L'humour n'est jamais loin, par exemple dans cette séquence où dans une belle complicité le fils et le père (on notera que Gauthier et Guy ont la même initiale), assis à une terrasse de café, inventent une vie de serial killer à chaque passant.

Gauthier fait semblant jusqu'au bout, posant à son interlocuteur les questions d'usage à la situation de l'interview. Guy répond qu'il est de Metz. Il dira plus tard qu'il a un fils qui s'appelle Frédéric. On remarque qu'on n'est pas loin de sa réalité. Le comédien est né à Strasbourg et son fils s'appelle Ferdinand. Si on pouvait l'interroger on lui demanderait ce qu'il a mis de lui dans le personnage de Guy et dans ce film ... dédié à Tom et Ferdinand.

C'est Tom Dingler qui est Gauthier, un rôle difficile puisqu'on ne le voit quasiment jamais. Comme il est touchant lorsqu'il murmure papa, papa à mi-voix alors que son père ne semble pas le remarquer, occupé à marcher dans la garrigue. Par contre le fils légitime est lui interprété par Bruno Sanches (qui jouait déjà dans le premier film d'Alex, Le talent de mes amis), que l'on connait par ailleurs pour être ... Liliane ... (du célèbre duo Catherine et Liliane que l'on adore regarder sur Canal +).
Et quand Alex Lutz se balade à cheval on reconnait sa passion pour l'équitation. On se doute qu'il n'est pas doublé.

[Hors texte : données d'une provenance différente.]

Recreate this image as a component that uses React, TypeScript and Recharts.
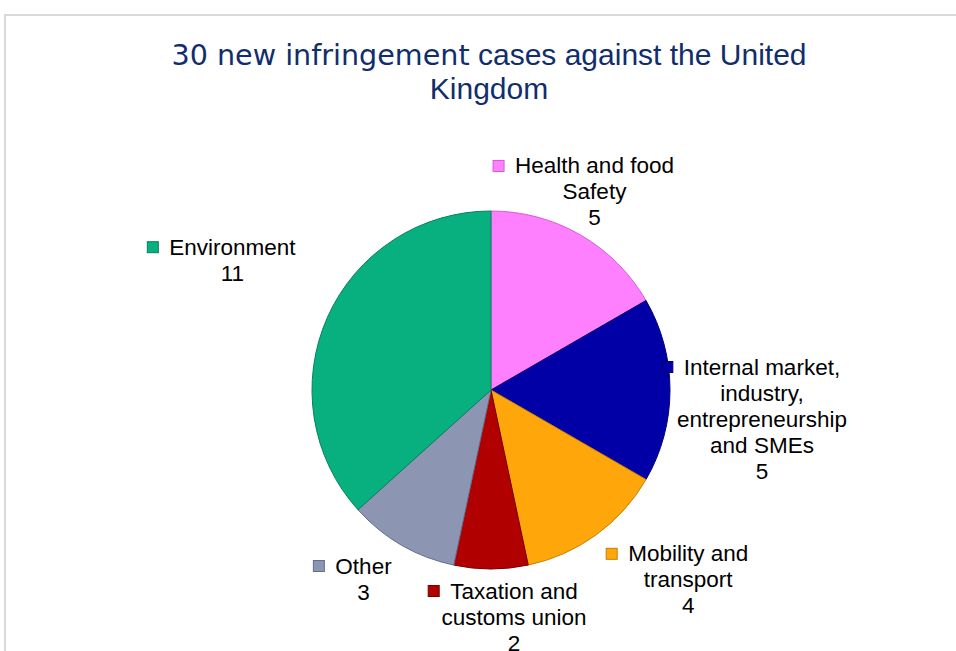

On sourit de l'audace de faire dire à ce Jamet des choses que tout le monde pense mais n'oserait pas clamer sur un plateau de télévision. Il s'autorise à balancer mine de rien que Fogiel n'a rien inventé avec son divan puisque Henri Chapier avait quasiment le même des années plus tôt.

Le film est émaillé de nostalgie et d'humour, souvent discret comme cette allusion à James Bond ... Jamet plus jamais.

Alex Lutz a l'amour de la chronologie éclatée. A la fin du film le cheval revient seul au moment où on sentait que le fils allait révéler son identité. Les rôles s'inversent alors.

Prends la galop mon garçon, expression familière mais ô combien lourde de sens.

Le film s'achève sur un medley et on remarque que les images en noir et blanc du début sont montrées à l'envers. En étant amené à regarder le film avec les yeux de Gauthier on se trouve d'une certaine façon en position de "co-auteur" du film. On en ressort sans avoir de certitude à propos de ce que ce c'est que réussir sa vie, et être un bon père ... et tant mieux parce que les réponses demeurent personnelles.